Thursday, 11 August 2011

More Trouble With Tremlett's

A feature-length Horror Story about the consequences of not thinning heavy crops on fruit trees.

Featuring (in no particular order):
  • Young Trees with Excessive Top-Growth
  • Poor Crotch Angles*
  • High Winds
  • A Bit of Rain
  • A Shamefully Neglectful Orchardist
  • Hens

Since my last spot of bother in the orchard, I've been working myway through the trees, replacing some of the older rotten stakes with newer longer ones, weeding, tidying, and even doing a bit of Summer pruning. All seemed well. Some of the trees are carrying heavy crops, but thanks to the modest rainfall we've had this year, the fruits are generally small, and the branches seem to be coping with the weight well enough...

Then it rained... and the wind got up! Blissfully unaware of the rapidly swelling fruit, I felt secure in the knowledge that the new, taller, sturdier tree stakes would keep the slender trees fine and upstanding.

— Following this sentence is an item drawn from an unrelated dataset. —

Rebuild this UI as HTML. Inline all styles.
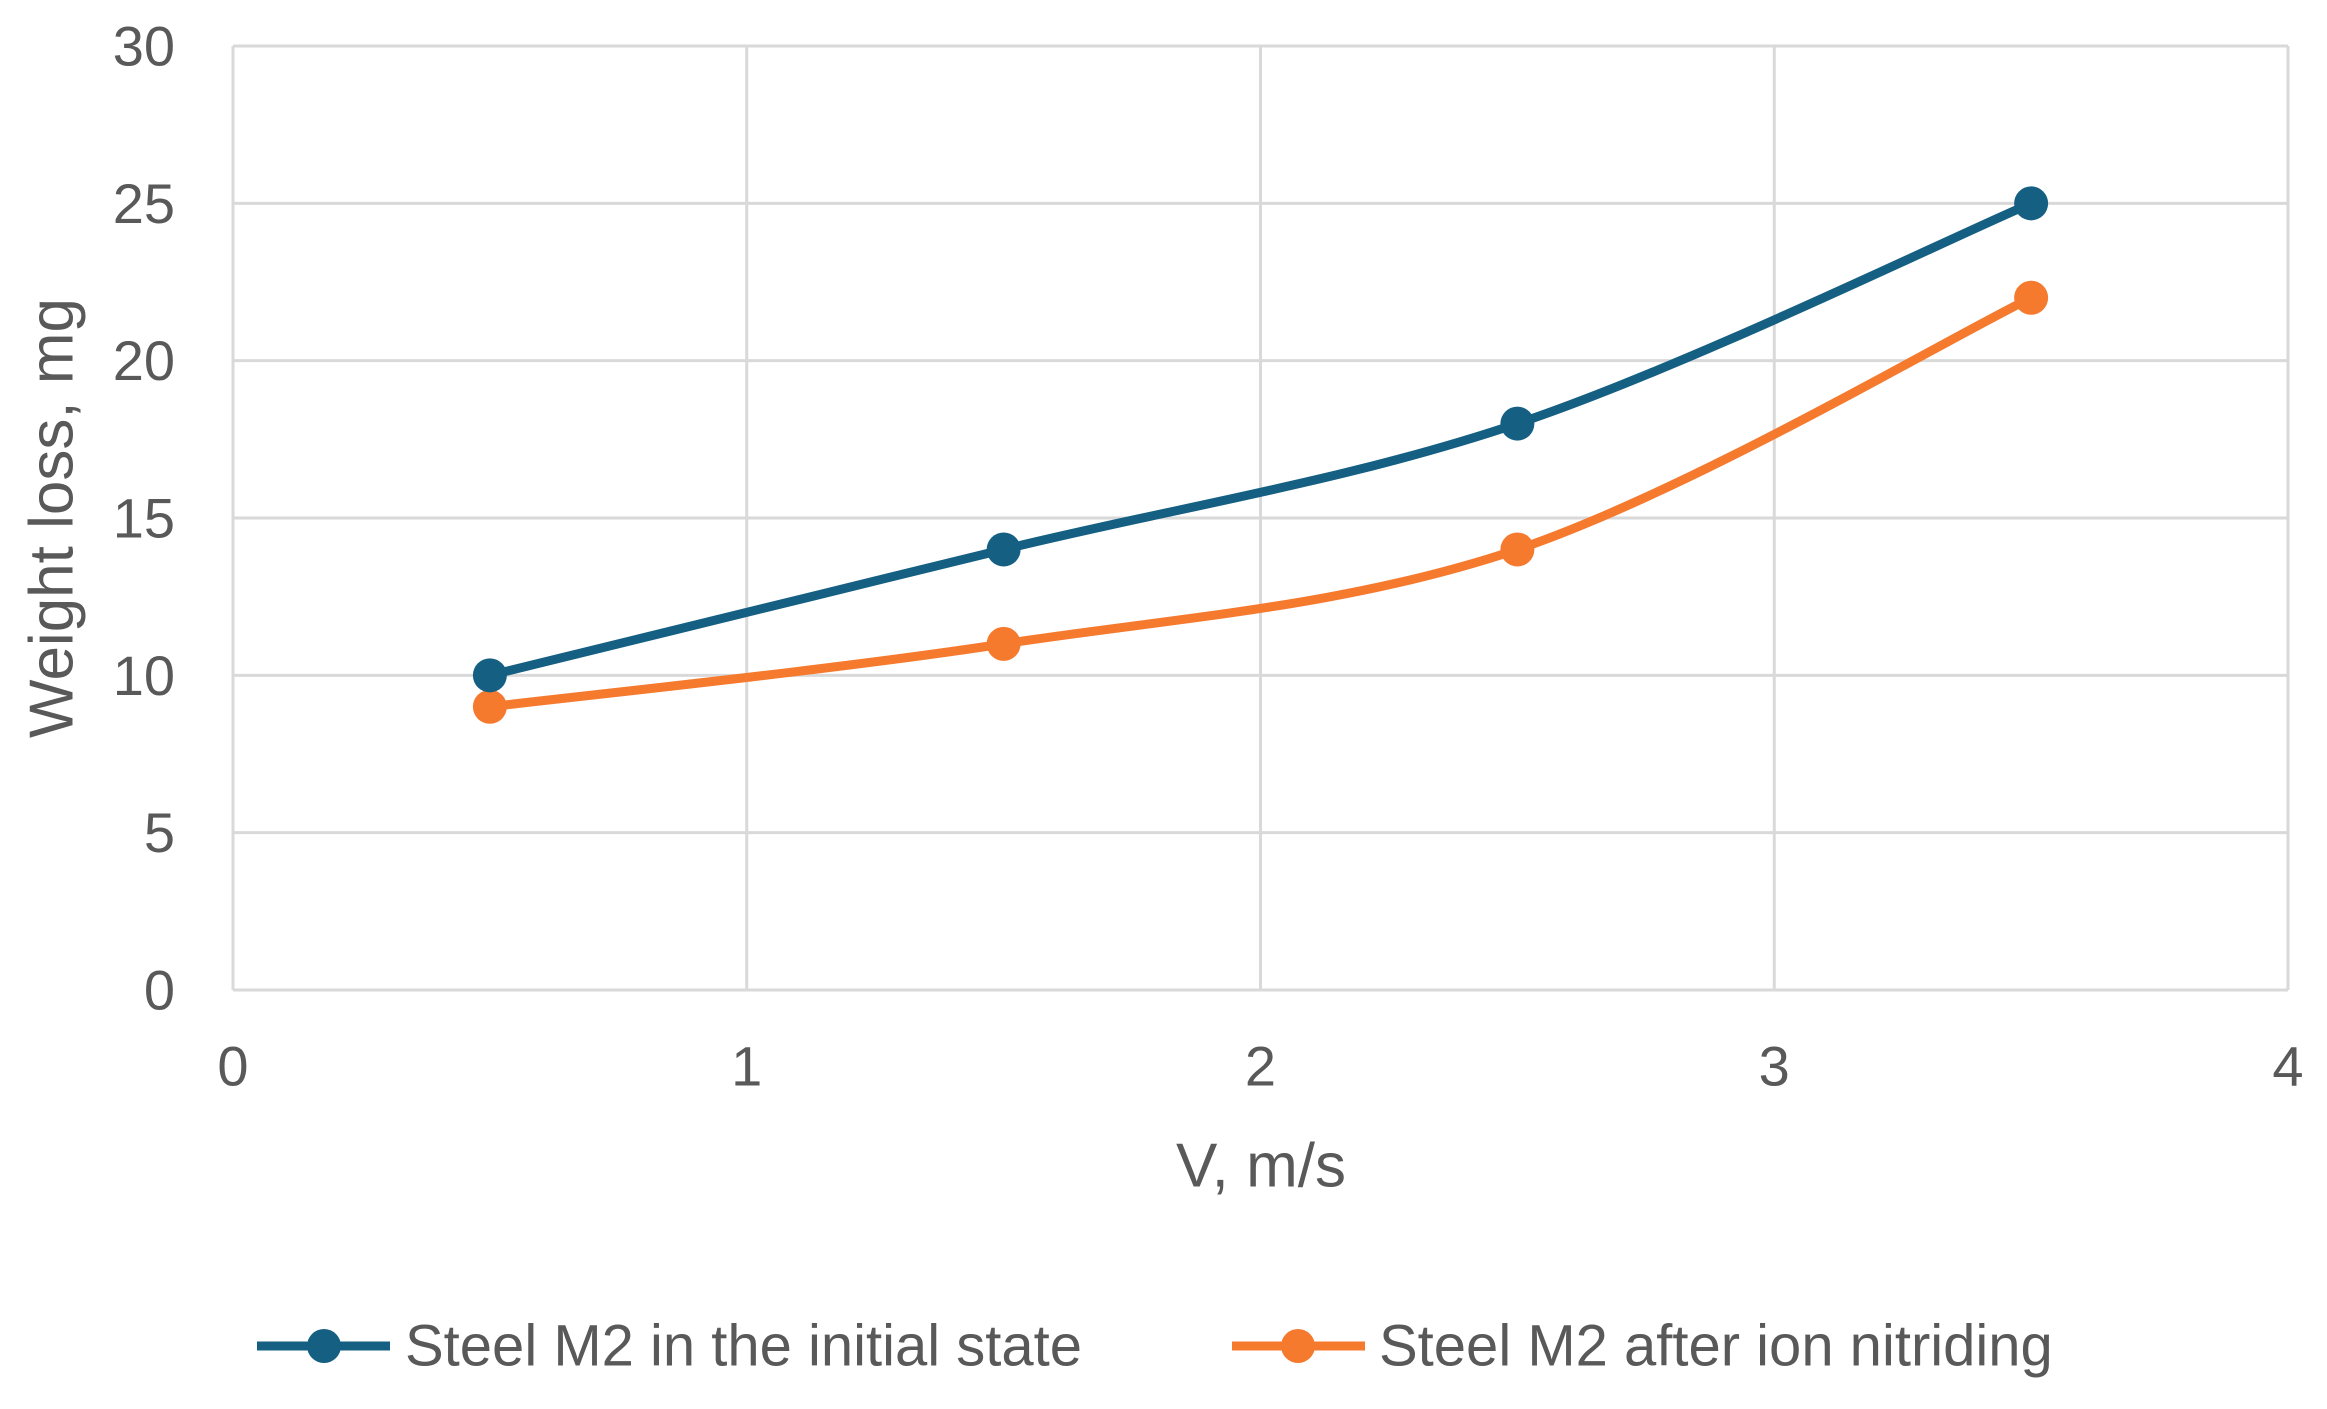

Which they did, but what I hadn't accounted for was the increased weight from rapidly swelling apples pushing several branches to the point of breaking. As you can see from the photo above, one heavily laden Tremlett's Bitter couldn't take the strain, and has lost a branch in the most undignified of ways.

Quelle Disaster! This branch is obviously now beyond repair. I'll leave it hanging until harvest time since there's possibly enough bark intact to continue ripening the apples, but how I wish I'd thinned the apples in the first place, or propped up the branch with these (Karens) natty little crooks. Lesson learnt.

*The 'Crotch Angle' is the angle between the main trunk of the tree and a branch. Too acute an angle creates a weakness at the union, and leads to an increased likelihood of breakage under the strain of a heavy crop.